Text Mining and Analysis in the Humanities

This guide provides background information on data and text mining

Digital Text Corpora

A number of research organizations and publishers of large digital archives are making their texts and metadata available for text mining and analysis.   The following are some examples. Contact your subject librarian for further information.

EEBO-TCP  Early English Books Online - Text Creation Partnership.  25,000 texts from the first phase of EEBO-TCP were made freely available as open data in the public domain. Evans-TCP are also available to everyone.  The full 35,000 texts are available only to EEBO-TCP partners.  For further information contact EEBO-TCP directly.
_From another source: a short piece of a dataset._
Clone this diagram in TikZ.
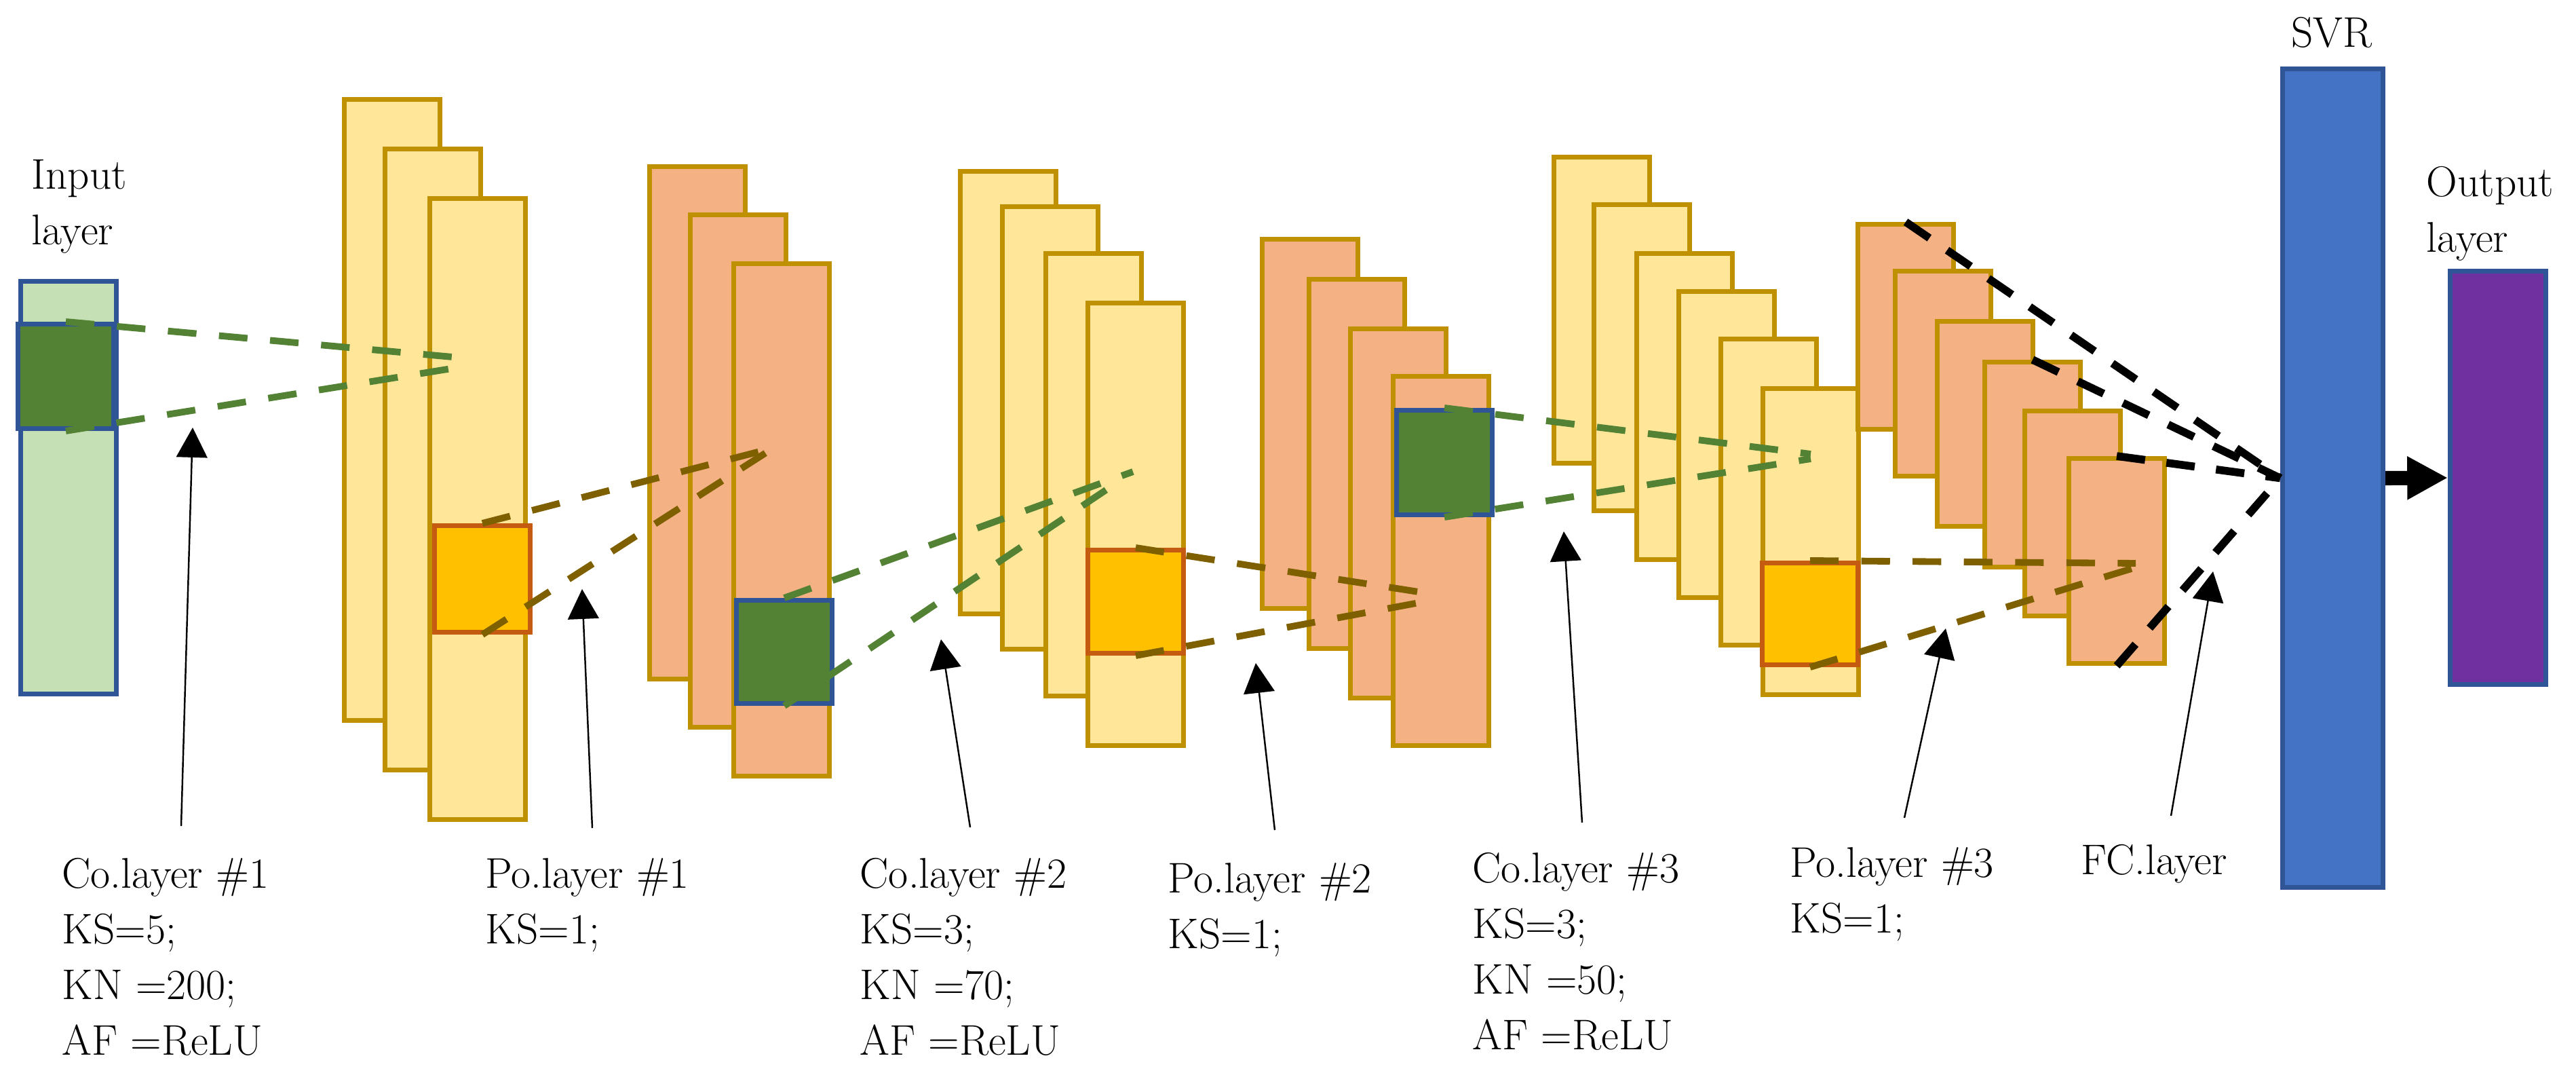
\documentclass[tikz,border=0pt]{standalone}
\usepackage{tikz}
\usetikzlibrary{arrows.meta}

\definecolor{inblue}{HTML}{2F5597}
\definecolor{ingreen}{HTML}{C5E0B4}
\definecolor{dgreen}{HTML}{548235}
\definecolor{gold}{HTML}{BF9000}
\definecolor{lyellow}{HTML}{FFE699}
\definecolor{salmon}{HTML}{F4B183}
\definecolor{amber}{HTML}{FFC000}
\definecolor{rust}{HTML}{C55A11}
\definecolor{dbrown}{HTML}{7F6000}
\definecolor{svrblue}{HTML}{4472C4}
\definecolor{purp}{HTML}{7030A0}

\tikzset{
  box/.style={anchor=north west, inner sep=0pt, line width=2pt, minimum width=1.41cm},
  inlay/.style={box, draw=inblue, fill=ingreen},
  conv/.style={box, draw=gold, fill=lyellow},
  pool/.style={box, draw=gold, fill=salmon},
  gsq/.style={box, draw=inblue, fill=dgreen},
  osq/.style={box, draw=rust, fill=amber},
  gdash/.style={draw=dgreen, line width=2.8pt, dash pattern=on 12pt off 9.5pt},
  bdash/.style={draw=dbrown, line width=2.8pt, dash pattern=on 12pt off 9.5pt},
  kdash/.style={draw=black, line width=3.3pt, dash pattern=on 12pt off 9pt},
  pointer/.style={-{Triangle[length=12.5pt,width=13pt]}, line width=0.7pt},
  lab/.style={anchor=north west, inner sep=0pt, align=left,
    font=\fontsize{18pt}{23.3pt}\selectfont}
}

\begin{document}
\begin{tikzpicture}[x=0.1mm, y=-0.1mm]
  \useasboundingbox (0,0) rectangle (3797,1578);

  % input
  \node[inlay, minimum height=6.08cm] (in) at (27,411) {};
  \node[gsq, minimum height=1.54cm] (insq) at (23,474) {};
  \node[lab] (inlab) at (46,235) {Input\\layer};

  % conv 1
  \node[conv, minimum height=9.15cm] (co1a) at (504,143) {};
  \node[conv, minimum height=9.15cm] (co1b) at (564,216) {};
  \node[conv, minimum height=9.15cm] (co1c) at (630,289) {};
  \node[osq, minimum height=1.57cm] (sqa) at (637,771) {};

  % pool 1
  \node[pool, minimum height=7.55cm] (po1a) at (954,242) {};
  \node[pool, minimum height=7.55cm] (po1b) at (1014,313) {};
  \node[pool, minimum height=7.55cm] (po1c) at (1078,385) {};
  \node[gsq, minimum height=1.52cm] (sqb) at (1082,881) {};

  % conv 2
  \node[conv, minimum height=6.52cm] (co2a) at (1412,249) {};
  \node[conv, minimum height=6.52cm] (co2b) at (1474,301) {};
  \node[conv, minimum height=6.52cm] (co2c) at (1538,370) {};
  \node[conv, minimum height=6.52cm] (co2d) at (1600,443) {};
  \node[osq, minimum height=1.52cm] (sqc) at (1600,807) {};

  % pool 2
  \node[pool, minimum height=5.44cm] (po2a) at (1857,349) {};
  \node[pool, minimum height=5.44cm] (po2b) at (1926,408) {};
  \node[pool, minimum height=5.44cm] (po2c) at (1987,481) {};
  \node[pool, minimum height=5.44cm] (po2d) at (2050,551) {};
  \node[gsq, minimum height=1.54cm] (sqd) at (2055,601) {};

  % conv 3
  \node[conv, minimum height=4.51cm] (co3a) at (2287,228) {};
  \node[conv, minimum height=4.51cm] (co3b) at (2346,298) {};
  \node[conv, minimum height=4.51cm] (co3c) at (2409,370) {};
  \node[conv, minimum height=4.51cm] (co3d) at (2471,426) {};
  \node[conv, minimum height=4.51cm] (co3e) at (2533,496) {};
  \node[conv, minimum height=4.51cm] (co3f) at (2595,569) {};
  \node[osq, minimum height=1.50cm] (sqe) at (2594,826) {};

  % pool 3
  \node[pool, minimum height=3.02cm] (po3a) at (2735,327) {};
  \node[pool, minimum height=3.02cm] (po3b) at (2790,396) {};
  \node[pool, minimum height=3.02cm] (po3c) at (2852,470) {};
  \node[pool, minimum height=3.02cm] (po3d) at (2922,530) {};
  \node[pool, minimum height=3.02cm] (po3e) at (2981,602) {};
  \node[pool, minimum height=3.02cm] (po3f) at (3046,672) {};

  % svr and output
  \node[box, draw=inblue, fill=svrblue, minimum width=1.48cm, minimum height=12.06cm] (svr) at (3361,98) {};
  \node[anchor=base, inner sep=0pt, font=\fontsize{18pt}{23.3pt}\selectfont] (svrlab) at (3437,70) {SVR};
  \node[box, draw=inblue, fill=purp, minimum height=6.09cm] (outl) at (3608,396) {};
  \node[lab] (outlab) at (3576,245) {Output\\layer};

  % kernel ends
  \coordinate (ga1) at (678,527);
  \coordinate (ga2) at (678,541);
  \coordinate (ba) at (1140,660);
  \coordinate (gb1) at (1670,695);
  \coordinate (gb2) at (1645,712);
  \coordinate (bb1) at (2097,873);
  \coordinate (bb2) at (2097,887);
  \coordinate (gc1) at (2669,669);
  \coordinate (gc2) at (2669,676);
  \coordinate (bc1) at (3148,830);
  \coordinate (bc2) at (3148,836);

  \draw[gdash] (insq.north) -- (ga1);
  \draw[gdash] (insq.south) -- (ga2);
  \draw[bdash] (sqa.north) -- (ba);
  \draw[bdash] (sqa.south) -- (ba);
  \draw[gdash] (sqb.north) -- (gb1);
  \draw[gdash] (sqb.south) -- (gb2);
  \draw[bdash] (sqc.north) -- (bb1);
  \draw[bdash] (sqc.south) -- (bb2);
  \draw[gdash] (sqd.north) -- (gc1);
  \draw[gdash] (sqd.south) -- (gc2);
  \draw[bdash] (sqe.north) -- (bc1);
  \draw[bdash] (sqe.south) -- (bc2);

  \draw[kdash] (po3a.north) -- (svr.west);
  \draw[kdash] (po3d.north) -- (svr.west);
  \draw[kdash] (po3f.north) -- (svr.west);
  \draw[kdash] (po3f.south) -- (svr.west);

  \draw[-{Triangle[length=17pt,width=17pt]}, line width=6pt] (svr.east) -- (outl.west);

  % labels
  \node[lab] (l1) at (91,1264) {Co.layer \#1\\KS=5;\\KN =200;\\AF =ReLU};
  \node[lab] (l2) at (715,1264) {Po.layer \#1\\KS=1;};
  \node[lab] (l3) at (1267,1264) {Co.layer \#2\\KS=3;\\KN =70;\\AF =ReLU};
  \node[lab] (l4) at (1721,1271) {Po.layer \#2\\KS=1;};
  \node[lab] (l5) at (2170,1256) {Co.layer \#3\\KS=3;\\KN =50;\\AF =ReLU};
  \node[lab] (l6) at (2638,1248) {Po.layer \#3\\KS=1;};
  \node[lab] (l7) at (3067,1244) {FC.layer};

  \coordinate (s1) at (267,1217);  \coordinate (t1) at (284,630);
  \coordinate (s2) at (873,1220);  \coordinate (t2) at (858,868);
  \coordinate (s3) at (1430,1219); \coordinate (t3) at (1387,942);
  \coordinate (s4) at (1879,1223); \coordinate (t4) at (1851,977);
  \coordinate (s5) at (2332,1212); \coordinate (t5) at (2305,783);
  \coordinate (s6) at (2807,1205); \coordinate (t6) at (2868,926);
  \coordinate (s7) at (3200,1202); \coordinate (t7) at (3262,842);

  \draw[pointer] (s1) -- (t1);
  \draw[pointer] (s2) -- (t2);
  \draw[pointer] (s3) -- (t3);
  \draw[pointer] (s4) -- (t4);
  \draw[pointer] (s5) -- (t5);
  \draw[pointer] (s6) -- (t6);
  \draw[pointer] (s7) -- (t7);
\end{tikzpicture}
\end{document}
Gale Digital Collections Includes the 17th & 18th Century Burney Collections Newspapers, 19th Century British Library Newspapers, 19th Century UK Periodicals, the Economist Historical Archive 1843-2011, Eighteenth Century Collections Online, Sabin Americana, 1500-1926, The Times Digital Archive, 1785-1985, and others. Consult the FAQ for more information about textmining in the Gale Collections.

Gale Digital Scholar Lab  provides access to tools to analyze resources from within Gale primary sources licensed at UMD for digital humanities scholarship. Use of the Digital Scholar Lab requires creation of a free user account on first login.

HathiTrust Data Sets -  HathiTrust makes the texts of public domain works in its corpus available for research purposes.  "HathiTrust announces the release of a significantly expanded open dataset, the HathiTrust Research Center (HTRC) Extracted Features (EF) Dataset <https://analytics.hathitrust.org/datasets>, Version 1.0. This dataset provides researchers with open access to data extracted from the full text of the HathiTrust Digital Library <https://www.hathitrust.org/> (HTDL) at an unprecedented scale."

Proceedings of the Old Bailey: London's Central Criminal Court, 1674-1913Criminal.  The Old Bailey API  allows you to work directly with the text of both the individual trials and sessions published as part of the Proceedings. You can either use the Old Bailey API Demonstrator to build queries and export texts to Voyant Tools; or else address the underlying text directly through the API.

JSTOR Data For Research provides datasets of content on JSTOR for use in research and teaching. Researchers may use DfR to define and submit their desired dataset to be automatically processed. Data available through the service includes metadata, n-grams, and word counts for most articles and book chapters, and for all research reports and pamphlets on JSTOR.